Records with drawing code
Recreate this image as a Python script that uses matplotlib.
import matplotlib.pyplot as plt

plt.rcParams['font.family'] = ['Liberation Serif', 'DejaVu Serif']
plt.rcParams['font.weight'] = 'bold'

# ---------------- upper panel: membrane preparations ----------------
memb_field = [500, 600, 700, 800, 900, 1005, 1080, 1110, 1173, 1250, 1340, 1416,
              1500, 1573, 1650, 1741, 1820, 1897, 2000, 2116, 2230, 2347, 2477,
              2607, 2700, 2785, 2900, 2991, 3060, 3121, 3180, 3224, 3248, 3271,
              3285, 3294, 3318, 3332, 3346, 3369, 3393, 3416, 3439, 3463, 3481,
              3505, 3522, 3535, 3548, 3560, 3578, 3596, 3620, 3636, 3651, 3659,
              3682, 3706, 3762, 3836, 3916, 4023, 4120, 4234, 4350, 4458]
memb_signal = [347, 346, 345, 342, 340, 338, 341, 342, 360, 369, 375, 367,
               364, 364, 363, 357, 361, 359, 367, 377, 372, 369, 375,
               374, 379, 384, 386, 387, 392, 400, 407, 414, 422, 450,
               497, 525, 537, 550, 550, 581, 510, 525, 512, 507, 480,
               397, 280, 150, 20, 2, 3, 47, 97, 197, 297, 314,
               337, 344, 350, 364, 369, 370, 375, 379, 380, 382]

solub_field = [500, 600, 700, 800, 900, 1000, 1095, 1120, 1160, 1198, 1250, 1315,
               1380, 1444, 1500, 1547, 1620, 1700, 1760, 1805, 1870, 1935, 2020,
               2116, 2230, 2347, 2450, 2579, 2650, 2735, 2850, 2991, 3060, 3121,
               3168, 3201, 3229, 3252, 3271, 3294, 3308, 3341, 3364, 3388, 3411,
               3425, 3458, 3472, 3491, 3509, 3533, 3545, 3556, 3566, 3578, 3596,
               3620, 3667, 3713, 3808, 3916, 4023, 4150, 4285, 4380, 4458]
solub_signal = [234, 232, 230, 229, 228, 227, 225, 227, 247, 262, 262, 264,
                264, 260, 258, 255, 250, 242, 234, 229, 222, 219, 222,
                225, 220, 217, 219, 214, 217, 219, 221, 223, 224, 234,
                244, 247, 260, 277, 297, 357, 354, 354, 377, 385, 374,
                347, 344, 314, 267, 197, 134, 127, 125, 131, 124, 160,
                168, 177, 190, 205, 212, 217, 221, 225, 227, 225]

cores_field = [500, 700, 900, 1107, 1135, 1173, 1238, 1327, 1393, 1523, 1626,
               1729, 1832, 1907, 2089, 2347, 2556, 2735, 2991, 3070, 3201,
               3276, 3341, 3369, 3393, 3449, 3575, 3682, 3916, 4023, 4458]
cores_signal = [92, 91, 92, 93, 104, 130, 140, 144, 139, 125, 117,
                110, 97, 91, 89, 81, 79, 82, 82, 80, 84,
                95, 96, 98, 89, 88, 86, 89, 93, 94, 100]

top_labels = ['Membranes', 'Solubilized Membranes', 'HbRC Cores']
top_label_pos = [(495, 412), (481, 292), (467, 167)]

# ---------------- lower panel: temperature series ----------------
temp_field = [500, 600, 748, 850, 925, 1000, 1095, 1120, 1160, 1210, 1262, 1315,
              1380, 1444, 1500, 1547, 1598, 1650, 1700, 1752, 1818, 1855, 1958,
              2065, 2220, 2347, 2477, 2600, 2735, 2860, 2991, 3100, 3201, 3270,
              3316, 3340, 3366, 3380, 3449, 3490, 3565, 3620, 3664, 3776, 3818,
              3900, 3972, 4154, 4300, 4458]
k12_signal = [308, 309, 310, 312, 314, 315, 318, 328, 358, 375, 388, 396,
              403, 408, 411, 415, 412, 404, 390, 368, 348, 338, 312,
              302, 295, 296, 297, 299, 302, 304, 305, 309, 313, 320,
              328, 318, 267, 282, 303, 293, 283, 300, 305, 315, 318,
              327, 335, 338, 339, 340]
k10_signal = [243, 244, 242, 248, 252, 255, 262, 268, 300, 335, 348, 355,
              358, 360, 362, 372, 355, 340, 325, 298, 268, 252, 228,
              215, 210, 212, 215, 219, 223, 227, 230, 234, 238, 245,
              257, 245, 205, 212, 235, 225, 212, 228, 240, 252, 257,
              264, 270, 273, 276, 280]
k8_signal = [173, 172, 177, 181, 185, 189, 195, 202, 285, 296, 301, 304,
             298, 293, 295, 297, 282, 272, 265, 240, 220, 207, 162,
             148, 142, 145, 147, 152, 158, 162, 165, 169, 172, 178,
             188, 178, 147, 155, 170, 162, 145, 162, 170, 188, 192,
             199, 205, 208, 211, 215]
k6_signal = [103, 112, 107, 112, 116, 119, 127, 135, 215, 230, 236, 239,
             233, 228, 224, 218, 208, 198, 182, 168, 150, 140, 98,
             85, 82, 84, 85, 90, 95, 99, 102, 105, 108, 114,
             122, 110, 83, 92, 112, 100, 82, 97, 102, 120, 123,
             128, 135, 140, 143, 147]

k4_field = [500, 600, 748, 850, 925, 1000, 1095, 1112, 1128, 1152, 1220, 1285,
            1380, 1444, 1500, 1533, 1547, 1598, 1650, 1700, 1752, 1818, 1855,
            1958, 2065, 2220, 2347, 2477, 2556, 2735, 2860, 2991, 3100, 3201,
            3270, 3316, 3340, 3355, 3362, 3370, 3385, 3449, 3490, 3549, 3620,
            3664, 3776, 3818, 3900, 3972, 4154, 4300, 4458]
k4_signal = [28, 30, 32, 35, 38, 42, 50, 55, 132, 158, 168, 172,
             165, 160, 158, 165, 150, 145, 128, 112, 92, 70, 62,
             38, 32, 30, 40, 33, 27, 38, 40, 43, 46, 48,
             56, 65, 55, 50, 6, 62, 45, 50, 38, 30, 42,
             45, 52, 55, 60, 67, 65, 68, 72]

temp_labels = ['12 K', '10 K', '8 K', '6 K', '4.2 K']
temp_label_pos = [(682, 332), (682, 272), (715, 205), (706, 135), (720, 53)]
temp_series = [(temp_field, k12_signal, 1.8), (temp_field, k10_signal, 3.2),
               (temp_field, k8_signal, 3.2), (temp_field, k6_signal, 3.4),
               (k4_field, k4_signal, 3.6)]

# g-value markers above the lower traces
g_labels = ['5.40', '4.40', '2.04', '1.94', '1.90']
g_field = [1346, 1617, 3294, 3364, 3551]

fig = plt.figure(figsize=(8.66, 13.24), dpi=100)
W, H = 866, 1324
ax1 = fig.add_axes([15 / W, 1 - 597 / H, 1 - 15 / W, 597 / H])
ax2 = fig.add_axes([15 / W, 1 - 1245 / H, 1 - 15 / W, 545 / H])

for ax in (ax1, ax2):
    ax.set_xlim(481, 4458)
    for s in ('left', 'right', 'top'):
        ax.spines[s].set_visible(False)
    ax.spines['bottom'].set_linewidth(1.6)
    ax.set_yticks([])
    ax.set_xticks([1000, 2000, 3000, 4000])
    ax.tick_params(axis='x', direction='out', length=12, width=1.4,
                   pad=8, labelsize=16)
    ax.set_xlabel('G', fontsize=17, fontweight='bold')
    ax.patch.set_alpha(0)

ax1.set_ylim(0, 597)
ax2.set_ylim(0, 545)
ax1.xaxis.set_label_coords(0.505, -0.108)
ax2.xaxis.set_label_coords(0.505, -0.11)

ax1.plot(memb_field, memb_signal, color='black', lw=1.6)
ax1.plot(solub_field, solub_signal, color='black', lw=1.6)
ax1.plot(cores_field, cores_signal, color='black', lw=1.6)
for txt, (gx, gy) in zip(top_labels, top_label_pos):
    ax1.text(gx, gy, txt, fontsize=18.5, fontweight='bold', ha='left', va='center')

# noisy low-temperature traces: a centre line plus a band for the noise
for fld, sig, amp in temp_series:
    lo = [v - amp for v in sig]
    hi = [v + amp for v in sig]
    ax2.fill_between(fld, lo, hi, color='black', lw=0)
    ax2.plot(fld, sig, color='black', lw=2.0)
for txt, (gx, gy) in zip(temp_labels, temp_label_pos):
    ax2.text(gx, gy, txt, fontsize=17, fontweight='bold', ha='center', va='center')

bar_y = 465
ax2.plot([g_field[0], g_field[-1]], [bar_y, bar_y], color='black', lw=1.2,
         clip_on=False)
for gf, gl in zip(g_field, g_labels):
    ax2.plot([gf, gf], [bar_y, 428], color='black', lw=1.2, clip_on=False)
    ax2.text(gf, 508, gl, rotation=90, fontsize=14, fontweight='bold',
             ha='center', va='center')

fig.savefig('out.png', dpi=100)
---
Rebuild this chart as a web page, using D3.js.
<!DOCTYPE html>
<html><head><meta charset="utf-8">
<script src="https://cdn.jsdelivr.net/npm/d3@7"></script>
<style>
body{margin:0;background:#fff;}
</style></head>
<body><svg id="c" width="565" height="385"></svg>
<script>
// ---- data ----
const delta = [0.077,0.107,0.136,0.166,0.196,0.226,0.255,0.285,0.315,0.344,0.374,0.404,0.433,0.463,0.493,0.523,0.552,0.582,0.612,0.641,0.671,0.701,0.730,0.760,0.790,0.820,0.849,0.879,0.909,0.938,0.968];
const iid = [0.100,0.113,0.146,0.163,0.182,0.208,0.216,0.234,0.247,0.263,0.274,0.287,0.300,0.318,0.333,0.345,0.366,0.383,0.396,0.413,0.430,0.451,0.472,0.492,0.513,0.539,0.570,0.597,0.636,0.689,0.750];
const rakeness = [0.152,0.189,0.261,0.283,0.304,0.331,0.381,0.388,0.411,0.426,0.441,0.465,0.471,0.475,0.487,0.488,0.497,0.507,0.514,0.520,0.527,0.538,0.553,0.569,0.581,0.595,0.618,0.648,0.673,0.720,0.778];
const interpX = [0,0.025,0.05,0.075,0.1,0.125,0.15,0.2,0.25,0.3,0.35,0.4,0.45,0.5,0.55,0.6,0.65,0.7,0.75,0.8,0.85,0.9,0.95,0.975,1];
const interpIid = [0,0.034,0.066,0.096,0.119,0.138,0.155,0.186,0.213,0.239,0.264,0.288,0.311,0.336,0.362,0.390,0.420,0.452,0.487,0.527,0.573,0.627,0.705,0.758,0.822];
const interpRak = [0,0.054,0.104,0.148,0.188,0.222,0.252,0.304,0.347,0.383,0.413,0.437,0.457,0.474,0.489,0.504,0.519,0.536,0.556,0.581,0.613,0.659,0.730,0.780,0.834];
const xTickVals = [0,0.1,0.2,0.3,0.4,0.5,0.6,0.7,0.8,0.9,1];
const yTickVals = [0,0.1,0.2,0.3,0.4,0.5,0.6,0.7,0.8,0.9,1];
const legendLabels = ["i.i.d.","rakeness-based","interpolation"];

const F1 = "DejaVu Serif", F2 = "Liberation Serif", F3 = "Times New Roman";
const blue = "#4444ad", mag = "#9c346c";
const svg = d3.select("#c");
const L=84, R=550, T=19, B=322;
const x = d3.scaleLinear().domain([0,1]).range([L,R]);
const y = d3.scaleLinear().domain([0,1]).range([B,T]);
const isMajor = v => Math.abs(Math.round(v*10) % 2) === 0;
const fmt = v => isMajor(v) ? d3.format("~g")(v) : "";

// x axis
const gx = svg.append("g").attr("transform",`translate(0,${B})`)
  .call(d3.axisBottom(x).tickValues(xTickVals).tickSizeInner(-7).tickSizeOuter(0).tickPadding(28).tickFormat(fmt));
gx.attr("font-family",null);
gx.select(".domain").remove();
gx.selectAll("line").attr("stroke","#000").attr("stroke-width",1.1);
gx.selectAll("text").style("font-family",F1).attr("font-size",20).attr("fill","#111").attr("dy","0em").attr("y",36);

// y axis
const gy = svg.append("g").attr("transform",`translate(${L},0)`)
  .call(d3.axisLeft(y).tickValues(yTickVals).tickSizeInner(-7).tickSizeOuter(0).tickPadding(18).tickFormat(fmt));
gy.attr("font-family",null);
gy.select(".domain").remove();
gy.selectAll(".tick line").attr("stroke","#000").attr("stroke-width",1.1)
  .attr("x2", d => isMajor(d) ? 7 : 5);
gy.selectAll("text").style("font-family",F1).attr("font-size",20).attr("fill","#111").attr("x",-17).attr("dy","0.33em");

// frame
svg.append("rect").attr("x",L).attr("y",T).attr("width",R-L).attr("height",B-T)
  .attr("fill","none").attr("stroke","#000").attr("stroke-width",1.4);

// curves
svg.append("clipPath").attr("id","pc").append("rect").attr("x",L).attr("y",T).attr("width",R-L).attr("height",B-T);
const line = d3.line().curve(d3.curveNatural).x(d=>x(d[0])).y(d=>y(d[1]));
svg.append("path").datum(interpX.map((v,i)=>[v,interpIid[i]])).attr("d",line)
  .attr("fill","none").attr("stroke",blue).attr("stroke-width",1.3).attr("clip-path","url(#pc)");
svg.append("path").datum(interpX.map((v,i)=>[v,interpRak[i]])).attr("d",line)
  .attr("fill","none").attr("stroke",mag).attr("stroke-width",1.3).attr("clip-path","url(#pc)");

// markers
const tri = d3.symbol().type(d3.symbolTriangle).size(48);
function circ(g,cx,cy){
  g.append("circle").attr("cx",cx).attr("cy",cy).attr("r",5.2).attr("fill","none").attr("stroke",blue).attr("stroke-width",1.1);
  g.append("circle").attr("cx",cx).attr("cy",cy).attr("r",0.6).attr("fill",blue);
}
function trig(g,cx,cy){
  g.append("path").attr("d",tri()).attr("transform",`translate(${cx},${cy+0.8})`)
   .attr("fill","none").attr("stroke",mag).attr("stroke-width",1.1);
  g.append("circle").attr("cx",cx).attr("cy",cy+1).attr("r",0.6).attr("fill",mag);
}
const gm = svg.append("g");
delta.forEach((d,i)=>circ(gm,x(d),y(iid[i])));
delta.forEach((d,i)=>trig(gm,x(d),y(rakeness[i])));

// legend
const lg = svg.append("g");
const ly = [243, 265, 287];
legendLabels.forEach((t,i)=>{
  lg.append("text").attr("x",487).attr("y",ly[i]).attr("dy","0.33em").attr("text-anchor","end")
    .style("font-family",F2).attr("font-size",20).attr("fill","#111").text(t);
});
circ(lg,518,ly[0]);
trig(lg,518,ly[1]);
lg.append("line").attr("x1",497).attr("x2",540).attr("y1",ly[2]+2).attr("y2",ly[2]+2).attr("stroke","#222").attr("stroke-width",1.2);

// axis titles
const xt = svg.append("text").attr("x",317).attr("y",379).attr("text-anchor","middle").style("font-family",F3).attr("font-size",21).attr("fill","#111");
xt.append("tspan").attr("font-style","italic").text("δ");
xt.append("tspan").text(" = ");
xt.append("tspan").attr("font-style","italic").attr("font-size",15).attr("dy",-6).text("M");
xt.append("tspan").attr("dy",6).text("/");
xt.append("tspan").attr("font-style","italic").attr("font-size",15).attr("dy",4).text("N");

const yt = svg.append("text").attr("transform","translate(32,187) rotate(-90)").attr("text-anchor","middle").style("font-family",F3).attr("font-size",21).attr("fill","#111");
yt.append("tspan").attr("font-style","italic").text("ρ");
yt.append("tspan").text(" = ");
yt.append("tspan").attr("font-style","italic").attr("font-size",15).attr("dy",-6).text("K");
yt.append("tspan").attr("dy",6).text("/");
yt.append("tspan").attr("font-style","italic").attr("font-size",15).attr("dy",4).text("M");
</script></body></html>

■ TASK INSTRUCTIONS ■
In the listing above, locate the line containing "Recreate this image" and the line containing "plt.rcParams['font.weight'] = 'bold'". Transcribe those two lines and everything between them, exactly as written.

■ OUTPUT ■
Recreate this image as a Python script that uses matplotlib.
import matplotlib.pyplot as plt

plt.rcParams['font.family'] = ['Liberation Serif', 'DejaVu Serif']
plt.rcParams['font.weight'] = 'bold'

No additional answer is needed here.